Um dos mercados que já praticam essas doações é o Comper da Asa Sul. “É muito gratificante saber que podemos ajudar quem precisa”, ressalta a encarregada Antônia Lima. Ela explica que o mercado costuma doar, diariamente, as verduras que não foram vendidas e que se perderiam se não fossem consumidas. Os produtos de limpeza que têm alguma avaria, mas que ainda estão próprios para uso, também são entregues a representantes da Associação de Protetores Independentes de Animais (Aspia-DF). “É uma troca: eles nos ajudam com pequenos serviços, e já deixamos separadinhas as doações para eles”, conta.

Mas há ainda quem prefira fazer as doações de forma anônima. Os donos do supermercado Canteiros entregam cestas básicas à população em situação de rua em ou instituições parceiras. Um deles conta que, se antes da pandemia eram distribuídas 30 cestas básicas com os produtos que abastecem o mercado, agora, o número chega a 60.

Programas

Há, ainda, iniciativas coletivas para evitar o desperdício de alimentos. Um dos projetos que engaja os supermercados em prol da população em situação de insegurança alimentar é o Mesa Brasil. A ideia é combater a fome e o desperdício de alimentos de uma só vez. Para isso, o Sesc, que gerencia a iniciativa no DF, recolhe os alimentos que iriam para o lixo nos supermercados e os entrega às instituições parceiras.

“Frutas e verduras são muito sensíveis, as pessoas não compram se tiver um defeitinho, uma manchinha. A natureza faz a coisa do seu jeito, não sai perfeito, não é como fabricar sabão em pó. A gente seleciona todos esses produtos da prateleira que não têm aspecto comercial e encaixota para a coleta”, explica o diretor administrativo do supermercado Veneza, Jefferson Macedo.

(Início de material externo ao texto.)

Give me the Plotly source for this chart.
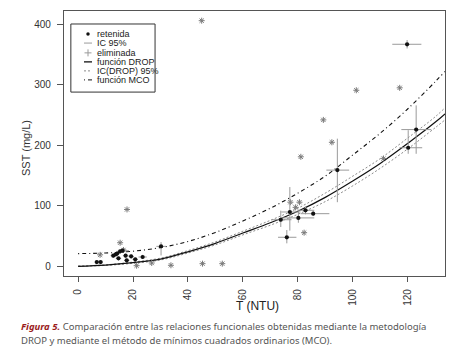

Macedo diz que decidiu ingressar no projeto para organizar os repasses: “A gente começou esse trabalho com eles para que os alimentos tivessem uma destinação adequada, que não fosse o descarte”. Segundo o gestor, esse é o caso de 20% de todo o fornecimento de frutas, legumes e verduras da rede. Com isso, 20 toneladas desses produtos, que não teriam vazão nas prateleiras, vão para o Mesa Brasil.

Além dos perecíveis, o mercado também entrega itens como macarrão, arroz e feijão. “A gente sabe que é uma organização da sociedade, a gente faz parte desse sistema social, não podemos nos isentar das dificuldades que a sociedade passa, dentro da nossa possibilidade, é nossa responsabilidade social contribuir”, enfatiza Macedo.

Na Central de Abastecimento (Ceasa), o que não sai na feira, vai para o Banco de Alimentos. De segunda a sábado, os feirantes ofertam o que não foi vendido, mas que está apto para consumo, à população em situação de vulnerabilidade. Ao todo, 36 mil pessoas ligadas a 144 instituições são beneficiadas semanalmente.

“Quando era no tempo normal, já estava difícil para essas pessoas, imagina agora na pandemia. A gente tem que se unir e dar as mãos”, pondera o gerente de vendas da loja Comercial Mendes, na Ceasa, José Aurélio. O local vende frutas, que são muito perecíveis. Por isso, a triagem é diária: “Tem que ser jogo rápido, vapt-vupt”.

A loja chega a repassar quase duas toneladas de bananas, abacates, mamões e mangas por mês. “A gente faz de tudo para não perder: se vê que não vai vender, já manda logo o banco. Para que jogar fora se o outro lado está precisando?”, arremata José Aurélio.